# Sign of things to come...



## GrauGeist (Aug 30, 2014)

Was looking for something else entirely and I came across this photo of a British AA crew that had perished at their station.

What we've seen in the way of WWII hardware and tactics were in their infancy during the "Great War".

Reactions: Like Like:
1 | Like List reactions


----------



## Vic Balshaw (Aug 30, 2014)

What a sad photograph, all the more so with other soldiers loitering in the background with hands in pockets.


----------



## Wayne Little (Aug 30, 2014)




----------



## yulzari (Aug 30, 2014)

Checking the details of the picture. The troops in the background appear to be German. I suspect that this is a Canadian armoured lorry. The season is late autumn to late winter by the trees. No less sad for all that.
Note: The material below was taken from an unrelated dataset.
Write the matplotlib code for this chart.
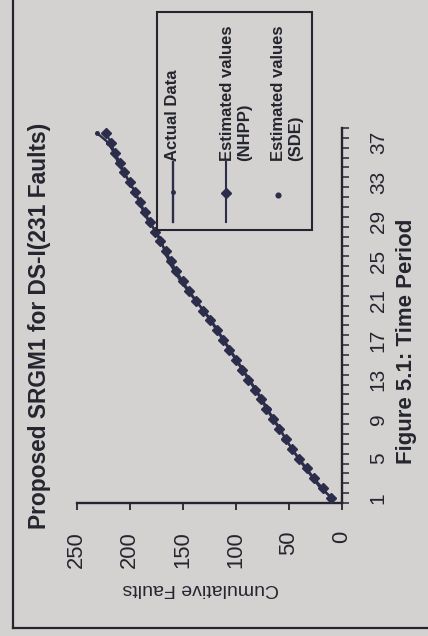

Another view captioned as an Autocar(Canada) in France. This is a bit strange as many details match (including the tree seen behind the lorry) yet others have been moved and the body on the ground has gone but the ones on the lorry bed have appeared. or the other way round.
Another view of an undamaged Aurocar (Canada) armoured lorry




Quote'Canadian troops head into battle near Amiens, France, in August 1918, supported by primitive armoured cars. Eight were built by the Autocar Co. of Ardmore, Penn., paid for with private money and used throughout the First World War.

The open-topped Autocars weren't true armoured cars, lacking full protection for the driver and machine-gunners - not even a driver's view slit. Crews suffered high casualty rates but provided much-needed mobile firepower, notably in helping stop the Germans' last-ditch offensive in 1918.

A surviving Autocar is on display at the Canadian War Museum in Ottawa, and the Autocar brand survives today as a maker of specialty vehicles such as garbage trucks.'

Reactions: Like Like:
1 | Like List reactions


----------



## Aaron Brooks Wolters (Aug 30, 2014)




----------



## mikewint (Aug 30, 2014)

Wars never change and death/bodies become common place. The morning after Phu Bai airfield


----------



## GrauGeist (Sep 15, 2014)

Then came the age of Armor...


----------